Price-to-Earnings (P/E) and Price-to-Sales (P/S) ratios are commonly used financial metrics to evaluate stocks. They provide insight into a company’s valuation and can help investors assess its relative attractiveness compared to other investment opportunities. Here’s how you can use P/E and P/S ratios in evaluating a stock:
- Understand the P/E ratio: The P/E ratio is calculated by dividing the current stock price by the earnings per share (EPS). It represents the market’s valuation of a company’s earnings. A higher P/E ratio generally indicates that investors expect higher earnings growth in the future, while a lower P/E ratio may suggest lower growth prospects.
- Compare the P/E ratio: Compare the P/E ratio of the stock you’re evaluating with those of other companies in the same industry or sector. This will give you an idea of how the stock’s valuation compares to its peers. A relatively high P/E ratio could indicate that the stock is overvalued, while a lower P/E ratio may suggest that it is undervalued. Also consider comparing the current P/E ratio to the 5/10 year high, low and average ratios. However, be cautious and consider other factors as well, as the P/E ratio alone does not provide a complete picture.

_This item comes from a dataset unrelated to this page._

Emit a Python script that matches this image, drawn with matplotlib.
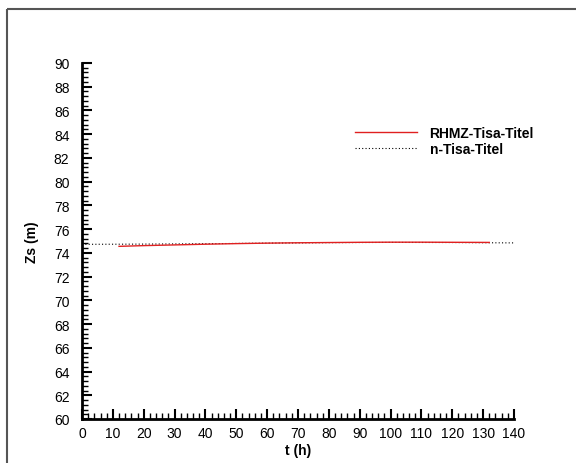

- Consider growth prospects: When using the P/E ratio, it’s important to consider a company’s growth prospects. If a company has strong growth potential, a higher P/E ratio may be justified. Conversely, a low P/E ratio may indicate slower growth expectations. Evaluate the company’s historical and projected earnings growth rates, as well as any factors that may impact future growth. It is not uncommon for a P/E to exceed the company’s earnings growth rates.
- Understand the P/S ratio: The P/S ratio is calculated by dividing the current stock price by the revenue per share. It provides a measure of a company’s valuation relative to its sales. The P/S ratio is particularly useful for evaluating companies that have inconsistent or negative earnings, such as start-ups or companies in high-growth phases.
- Compare the P/S ratio: Similar to the P/E ratio, compare the P/S ratio of the stock you’re evaluating with industry or sector peers. This comparison helps you understand whether the stock’s valuation is reasonable relative to its revenue generation. A higher P/S ratio may indicate overvaluation, while a lower ratio might suggest undervaluation. Also consider comparing the current P/E ratio to the 5/10 year high, low and average ratios.
- Consider profitability and margins: When using the P/S ratio, it’s essential to consider a company’s profitability and profit margins. A low P/S ratio may be justified if the company has strong profit margins, indicating that it can generate significant profits from its sales. Conversely, a high P/S ratio combined with low profit margins may indicate potential concerns.
- Use multiple metrics: Both the P/E ratio and P/S ratio have their limitations, so it’s advisable to use them in conjunction with other financial metrics and qualitative analysis. Consider factors like the company’s competitive position, management quality, industry trends, and overall market conditions.
Remember that no single ratio can provide a complete evaluation of a stock. It’s crucial to conduct thorough research, analyze various factors, and consider your investment goals and risk tolerance before making any investment decisions.